An undergraduate swipes her Boston College ID to do her laundry. A graduate student swipes his card to get a snack out of one of the vending machines on campus. A professor buys lunch at Stuart Hall. A football fan purchases a hot dog at Alumni Stadium.
Every day, tens of thousands of transactions take place on BC’s campuses via cash registers or card readers. Most of the time, everything runs smoothly. If it doesn’t, Gesnele Porcena gets the call.
Porcena is a technology support specialist for Auxiliary Services, where he is charged with making certain all cash registers and card readers under Auxiliary Services’ purview are working.
He oversees cash registers at 11 on-campus dining locations, more than 130 points of sale at Alumni Stadium and Conte Forum, gates at BC’s parking garages, card readers at campus laundry facilities, as well as cash registers and/or readers at the Connors Center in Dover, two off-campus eateries, and University special events, such as the Arts Festival and Winter Wonderland.
“There are tech support specialists, and then there is Gesnele,” said Associate Vice President for Auxiliary Services Patricia Bando. “He is our go-to guy. He is so dependable. He’s just stellar.”
A tech support specialist since 2001, Porcena’s connection to BC began in the temp pool where, as a recent Brookline High graduate and Radio Shack employee, he worked for six months as an accounting assistant for BC Dining Services.

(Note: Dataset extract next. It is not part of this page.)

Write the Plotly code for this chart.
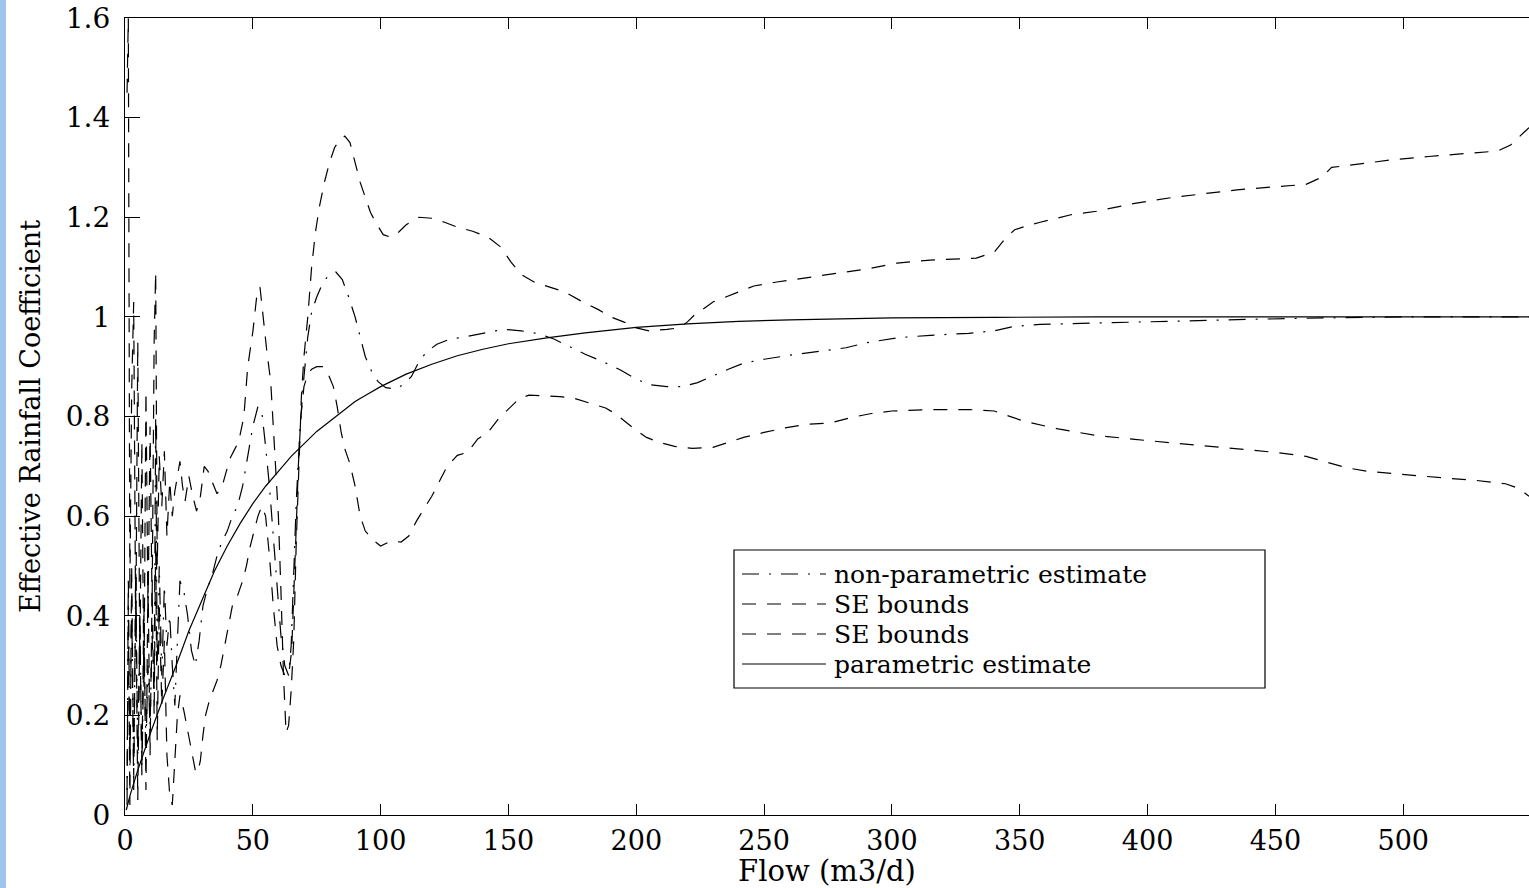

When a position opened for a technology support specialist, it had immediate appeal to Porcena, who has an affinity for technology, as well as Apple products, comic books and video games.
At the start of his career, his primary responsibilities were making sure the cash registers in the dining halls and the computers in the offices were functioning. When the BC ID evolved into multipurpose Eagle One identification and debit account card, the scope of Porecena’s responsibilities expanded.
A disruption in network connectivity or servers going down are examples of the types of problems that Porcena can encounter.
The biggest change Porcena has seen in his job is the increased speed of everything. “Technology has made everything instant.”
One aspect of his job that appeals to Porcena is the variety. “It always changes up. I‘m not doing the same thing every day. It’s fast-paced. It keeps me on my toes because it’s not repetitive.”
Porcena said he enjoys working with the Volunteer and Service Learning Center when student groups organize point drives to raise funds for service trips or natural disaster relief.
He joked that he got “several” nudges from BC colleagues to further his education and obtain a bachelor’s degree. “My ‘work mom’ [Accounting Manager] Patty Bowes was always telling me to get my degree,” recalled Porcena. “She has always looked after me and pushed me to strive.”
He enrolled in the Woods College of Advancing Studies and earned a bachelor’s degree in information technology in 2012. Pursuing a degree while holding a full-time job is challenging enough, but Porcena’s variable work schedule made it extra challenging.
“When I finally got my degree, Patty bought my diploma frame,” added Porcena.
A new initiative Porcena heads up is the so-called “geek squad” — a group of undergraduate and graduate students who assist Porcena with technology tasks. Now it seems Porcena has come full circle, mentoring students who are about the age he was when he started at BC.